Recent debates over how to handle Fascism’s material legacy have extended far beyond the Aurelian Walls. The discussion was famously brought into the American mainstream, for example, by way of historian Ruth Ben-Ghiat’s October 2017 article in The New Yorker. Published just weeks after a bloody ‘Unite the Right’ rally near the University of Virginia prompted the removal of dozens of Confederate monuments from Annapolis to Austin, Ben-Ghiat took the opportunity to ask a popular audience why so many Fascist monuments were still standing in Italy. In the months that followed, more than 50 monumental structures across the United Kingdom, too, were either removed or renamed in an effort to create a renewed sense of distance between contemporary society and the world inhabited by long-deceased slavers or imperialists. But scholars of modern Italy, Ben-Ghiat among them, have been tracing the removal, redesign or reinterpretation of Fascist-commissioned structures for decades. Emilio Gentile (2007), Carlo Melograni (2008) and Paolo Nicoloso (2008, 2012) have already explored what Marcello calls the ‘surfeit of visual markers of a dead regime’ within Rome and it is not as if either of these accounts were in desperate need of an update (p. 1). The premier anglophonic studies, too, especially those authored by Borden Painter Jr (2005), Bosworth (2011) and Aristotle Kallis (2014) continue to hold sway and it is clear that these more comprehensive treatments of Rome’s palimpsestic layers formed an instructive point of departure for Marcello. Yet this new contribution, as ‘neither history nor guidebook’, does not dislodge either from its perch or issue a targeted corrective to existing scholarship (p. 14).

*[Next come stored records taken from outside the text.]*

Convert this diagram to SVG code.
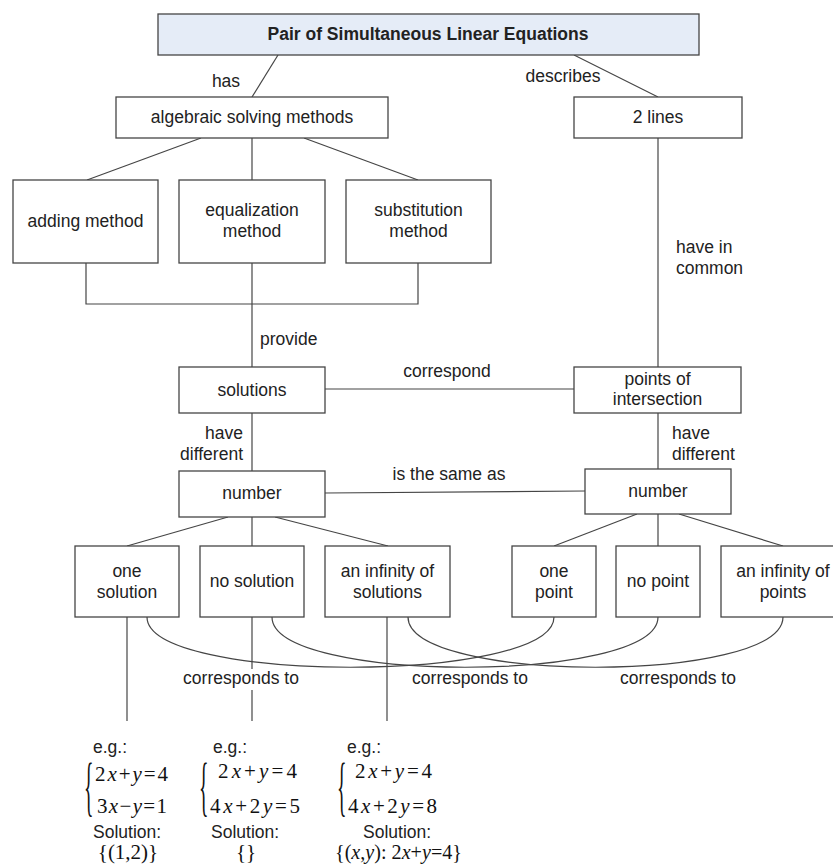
<svg xmlns="http://www.w3.org/2000/svg" width="833" height="868" viewBox="0 0 833 868">
<style>
  .box { fill:#ffffff; stroke:#454545; stroke-width:1.3; }
  .head { fill:#e5ecf7; }
  .t { font-family:"Liberation Sans", Arial, sans-serif; font-size:17.5px; fill:#222; }
  .m { text-anchor:middle; }
  .b { font-weight:bold; }
  .conn line, .conn path, .conn polyline { stroke:#454545; stroke-width:1.2; fill:none; }
  .math { font-family:"Liberation Serif", "Times New Roman", serif; font-size:21px; fill:#111; }
  .brace { font-family:"Liberation Serif", "Times New Roman", serif; font-size:66px; fill:#111; }
</style>
<rect width="833" height="868" fill="#ffffff"/>

<g id="connectors" class="conn">
  <line x1="278" y1="55" x2="252" y2="97"/>
  <line x1="574" y1="55" x2="658" y2="97"/>
  <line x1="201" y1="138" x2="87" y2="180"/>
  <line x1="252" y1="138" x2="252" y2="180"/>
  <line x1="304" y1="138" x2="418" y2="180"/>
  <polyline points="86,263 86,304 418,304 418,263"/>
  <line x1="252" y1="263" x2="252" y2="367"/>
  <line x1="658" y1="138" x2="658" y2="367"/>
  <line x1="325" y1="389" x2="574" y2="389"/>
  <line x1="252" y1="413" x2="252" y2="471"/>
  <line x1="658" y1="413" x2="658" y2="469"/>
  <line x1="325" y1="493" x2="585" y2="491"/>
  <line x1="228" y1="517" x2="127" y2="546"/>
  <line x1="252" y1="517" x2="252" y2="546"/>
  <line x1="275" y1="517" x2="388" y2="546"/>
  <line x1="637" y1="514" x2="554" y2="546"/>
  <line x1="658" y1="514" x2="658" y2="546"/>
  <line x1="679" y1="514" x2="783" y2="546"/>
  <line x1="127" y1="617" x2="127" y2="721"/>
  <line x1="252" y1="617" x2="252" y2="721"/>
  <line x1="387" y1="617" x2="387" y2="721"/>
  <path d="M147,617 C147,684 554,684 554,617"/>
  <path d="M272,617 C272,684 658,684 658,617"/>
  <path d="M408,617 C408,684 783,684 783,617"/>
  <rect x="240" y="669" width="24" height="21" fill="#ffffff" stroke="none"/>
  <text class="t" x="226" y="87" text-anchor="middle">has</text>
  <text class="t" x="563" y="82" text-anchor="middle">describes</text>
  <text class="t" x="260" y="345">provide</text>
  <text class="t" x="676" y="253">have in</text>
  <text class="t" x="676" y="274">common</text>
  <text class="t m" x="447" y="377">correspond</text>
  <text class="t" x="243" y="439" text-anchor="end">have</text>
  <text class="t" x="243" y="460" text-anchor="end">different</text>
  <text class="t" x="672" y="439">have</text>
  <text class="t" x="672" y="460">different</text>
  <text class="t m" x="449" y="480">is the same as</text>
  <text class="t m" x="241" y="684">corresponds to</text>
  <text class="t m" x="470" y="684">corresponds to</text>
  <text class="t m" x="678" y="684">corresponds to</text>
</g>

<g id="n-title"><rect class="box head" x="158" y="14" width="541" height="41"/><text class="t m b" x="428" y="40">Pair of Simultaneous Linear Equations</text></g>
<g id="n-algebraic"><rect class="box" x="116" y="97" width="272" height="41"/><text class="t m" x="252" y="123">algebraic solving methods</text></g>
<g id="n-2lines"><rect class="box" x="574" y="97" width="168" height="41"/><text class="t m" x="658" y="123">2 lines</text></g>
<g id="n-adding"><rect class="box" x="13" y="180" width="145" height="83"/><text class="t m" x="85.5" y="227">adding method</text></g>
<g id="n-equalization"><rect class="box" x="179" y="180" width="146" height="83"/><text class="t m" x="252" y="216">equalization</text><text class="t m" x="252" y="237">method</text></g>
<g id="n-substitution"><rect class="box" x="346" y="180" width="145" height="83"/><text class="t m" x="418.5" y="216">substitution</text><text class="t m" x="418.5" y="237">method</text></g>
<g id="n-solutions"><rect class="box" x="179" y="367" width="146" height="46"/><text class="t m" x="252" y="396">solutions</text></g>
<g id="n-points"><rect class="box" x="574" y="367" width="167" height="46"/><text class="t m" x="657.5" y="385">points of</text><text class="t m" x="657.5" y="405">intersection</text></g>
<g id="n-number-left"><rect class="box" x="179" y="471" width="146" height="46"/><text class="t m" x="252" y="499">number</text></g>
<g id="n-number-right"><rect class="box" x="585" y="469" width="146" height="45"/><text class="t m" x="658" y="497">number</text></g>
<g id="n-one-solution"><rect class="box" x="75" y="546" width="104" height="71"/><text class="t m" x="127" y="577">one</text><text class="t m" x="127" y="598">solution</text></g>
<g id="n-no-solution"><rect class="box" x="200" y="546" width="104" height="71"/><text class="t m" x="252" y="587">no solution</text></g>
<g id="n-inf-solutions"><rect class="box" x="325" y="546" width="125" height="71"/><text class="t m" x="387.5" y="577">an infinity of</text><text class="t m" x="387.5" y="598">solutions</text></g>
<g id="n-one-point"><rect class="box" x="512" y="546" width="84" height="71"/><text class="t m" x="554" y="577">one</text><text class="t m" x="554" y="598">point</text></g>
<g id="n-no-point"><rect class="box" x="616" y="546" width="84" height="71"/><text class="t m" x="658" y="587">no point</text></g>
<g id="n-inf-points"><rect class="box" x="721" y="546" width="124" height="71"/><text class="t m" x="783" y="577">an infinity of</text><text class="t m" x="783" y="598">points</text></g>

<g id="ex-1">
  <text class="t" x="93" y="753">e.g.:</text>
  <text class="brace" transform="translate(84,808) scale(0.3,1)">{</text>
  <text class="math" x="95" y="781" textLength="73" lengthAdjust="spacing">2<tspan font-style="italic">x</tspan>+<tspan font-style="italic">y</tspan>=4</text>
  <text class="math" x="97" y="813" textLength="70" lengthAdjust="spacing">3<tspan font-style="italic">x</tspan>−<tspan font-style="italic">y</tspan>=1</text>
  <text class="t" x="93" y="838">Solution:</text>
  <text class="math m" x="128" y="859">{(1,2)}</text>
</g>
<g id="ex-2">
  <text class="t" x="213" y="753">e.g.:</text>
  <text class="brace" transform="translate(199,808) scale(0.3,1)">{</text>
  <text class="math" x="218" y="778" textLength="79" lengthAdjust="spacing">2<tspan font-style="italic">x</tspan>+<tspan font-style="italic">y</tspan>=4</text>
  <text class="math" x="210" y="813" textLength="90" lengthAdjust="spacing">4<tspan font-style="italic">x</tspan>+2<tspan font-style="italic">y</tspan>=5</text>
  <text class="t" x="211" y="838">Solution:</text>
  <text class="math m" x="246" y="859">{}</text>
</g>
<g id="ex-3">
  <text class="t" x="347" y="753">e.g.:</text>
  <text class="brace" transform="translate(337,808) scale(0.3,1)">{</text>
  <text class="math" x="355" y="778" textLength="77" lengthAdjust="spacing">2<tspan font-style="italic">x</tspan>+<tspan font-style="italic">y</tspan>=4</text>
  <text class="math" x="348" y="813" textLength="89" lengthAdjust="spacing">4<tspan font-style="italic">x</tspan>+2<tspan font-style="italic">y</tspan>=8</text>
  <text class="t" x="363" y="838">Solution:</text>
  <text class="math" x="335" y="859" textLength="127" lengthAdjust="spacingAndGlyphs">{(<tspan font-style="italic">x</tspan>,<tspan font-style="italic">y</tspan>): 2<tspan font-style="italic">x</tspan>+<tspan font-style="italic">y</tspan>=4}</text>
</g>
</svg>
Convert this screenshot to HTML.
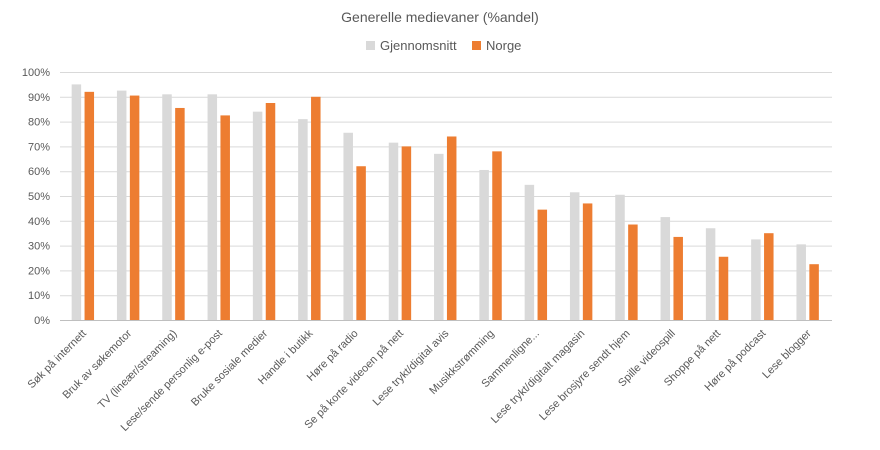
<!DOCTYPE html>
<html><head><meta charset="utf-8"><style>
body{margin:0;background:#fff;}
svg{display:block;font-family:"Liberation Sans",sans-serif;}
</style></head><body>
<svg width="880" height="450" xmlns="http://www.w3.org/2000/svg">
<text x="440" y="22" text-anchor="middle" font-size="14" fill="#595959">Generelle medievaner (%andel)</text>
<rect x="366" y="41" width="9" height="9" fill="#d9d9d9"/>
<text x="380" y="50" font-size="13" fill="#595959">Gjennomsnitt</text>
<rect x="472" y="41" width="9" height="9" fill="#ed7d31"/>
<text x="486" y="50" font-size="13" fill="#595959">Norge</text>
<g id="grid" stroke="#d9d9d9" stroke-width="1"></g>
<g id="ylab" font-size="11" fill="#595959" text-anchor="end"></g>
<g id="bars"></g>
<g id="xlab" font-size="11" fill="#595959" text-anchor="end"></g>
</svg>
<script>
const ns="http://www.w3.org/2000/svg";
function el(t,a,p,txt){const e=document.createElementNS(ns,t);for(const k in a)e.setAttribute(k,a[k]);if(txt)e.textContent=txt;document.getElementById(p).appendChild(e);}
const y0=320,ppu=2.48,x0=60.2,cw=45.3;
for(let i=0;i<=10;i++){const y=y0-i*24.8;el('line',{x1:60,x2:832,y1:y+0.5,y2:y+0.5,stroke:i==0?'#bfbfbf':'#d9d9d9'},'grid');el('text',{x:50,y:y+4},'ylab',(i*10)+'%');}
const labels=["Søk på internett","Bruk av søkemotor","TV (lineær/streaming)","Lese/sende personlig e-post","Bruke sosiale medier","Handle i butikk","Høre på radio","Se på korte videoen på nett","Lese trykt/digital avis","Musikkstrømming","Sammenligne...","Lese trykt/digitalt magasin","Lese brosjyre sendt hjem","Spille videospill","Shoppe på nett","Høre på podcast","Lese blogger"];
const g=[95,92.5,91,91,84,81,75.5,71.5,67,60.5,54.5,51.5,50.5,41.5,37,32.5,30.5];
const o=[92,90.5,85.5,82.5,87.5,90,62,70,74,68,44.5,47,38.5,33.5,25.5,35,22.5];
for(let i=0;i<17;i++){const c=x0+cw*(i+0.5);
el('rect',{x:c-11.2,y:y0-g[i]*ppu,width:9.5,height:g[i]*ppu,fill:'#d9d9d9'},'bars');
el('rect',{x:c+1.7,y:y0-o[i]*ppu,width:9.5,height:o[i]*ppu,fill:'#ed7d31'},'bars');
el('text',{x:c+4,y:334,transform:`rotate(-45 ${c+4} 334)`},'xlab',labels[i]);}
</script>
</body></html>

Instead, Marcello invites historians of the Fascist built environment to adopt new ways of seeing, or, more precisely, of ordering, the Fascist material legacy within Rome according to an original, systematic framework.

In exploring links between what she calls ‘the seven nodes of Fascist Rome’ and the ‘eight key elements’ of political rhetoric that dominated the Fascist and post-Fascist eras, Marcello reevaluates specific sections of the city. Such an approach, she argues, can help us ‘identify and interpret the traces of the regime as manifest in the contemporary city, consider what they may have meant to the people of the time and reflect on how their shifting meanings impact the twenty-first century’ (p. 5). Indeed, this interpretive analysis stands as the book’s main intellectual contribution. The survey of Fascist buildings, mosaics and epigraphic inscriptions offers little in the way of historical revision or source criticism.

The book is broken into seven chapters and begins with a general overview which establishes its overall scope and structure. This introductory explanation of Marcello’s eight key rhetorical themes gives way to a chapter dedicated to exploration of Rome’s post-war development. Chapter 3 explores the process of ‘postwar cleansing’ that determined the fate of a range of buildings from government offices to schools and apartments. Chapter 4 offers a narrative tour through the EUR quarter; an area of Rome Marcello describes as the ‘lost fantasy of an ideal Fascist city’ (p. 81). The fifth chapter considers the appropriation, deletion or abandonment of several monumental (i.e. non-functional) structures throughout Rome, while the sixth chapter focuses on extant examples of Fascist-era epigraphy and inscription. The book concludes with a reflection on the myriad ways in which Rome’s urban landscape continues to narrate certain elements of its Fascist past.

This book’s novel analytical frame is just one of its several strengths. Another lies in its thoughtful incorporation of ventennio-straddling source material. At times, Marcello brings to life specific Fascist-inflected places and spaces by incorporating a range of first-hand, contemporary accounts. The decision to give voice to both former Mayor Francesco Rutelli’s concern over Rome’s international image and an unidentified schoolgirl caught defacing a Fascist building with anti-Fascist graffiti, for example, reminds us that the struggle to mediate the regime-sponsored built environment spanned civic, social and even age divides. In terms of source base, Marcello relies exclusively on three series within the Archivio Centrale dello Stato, five Luce newsreels and a variety of twentieth- and twenty-first-century periodicals. Richly illustrated, Marcello’s analysis is further bolstered by the inclusion of several charts and diagrams produced by the author herself.

Less a meditation on political memory or the Italian historical imaginary than it is an attempt to reorder our understanding of Fascist architectural production, After the Fall invites historians and architectural historians to adopt a novel mode of analysis when confronting the Fascist built environment. Marcello’s kaleidoscopic treatment of Fascism’s urban layer can feel disorienting at times, but despite all its complicated exploration of the node-rhetoric dynamic, its systematic approach is anchored by a desire to answer the three basic contextual ‘when, what, and where’ questions most students of architectural history are trained to ask in year one. For urban historians with an interest in state-sponsored design, Marcello’s node-rhetoric model may prove especially alluring. In sum, this book is as accessible as it is instructive, and students, scholars and tourists alike would do well to bring it along on their next visit to the Eternal City.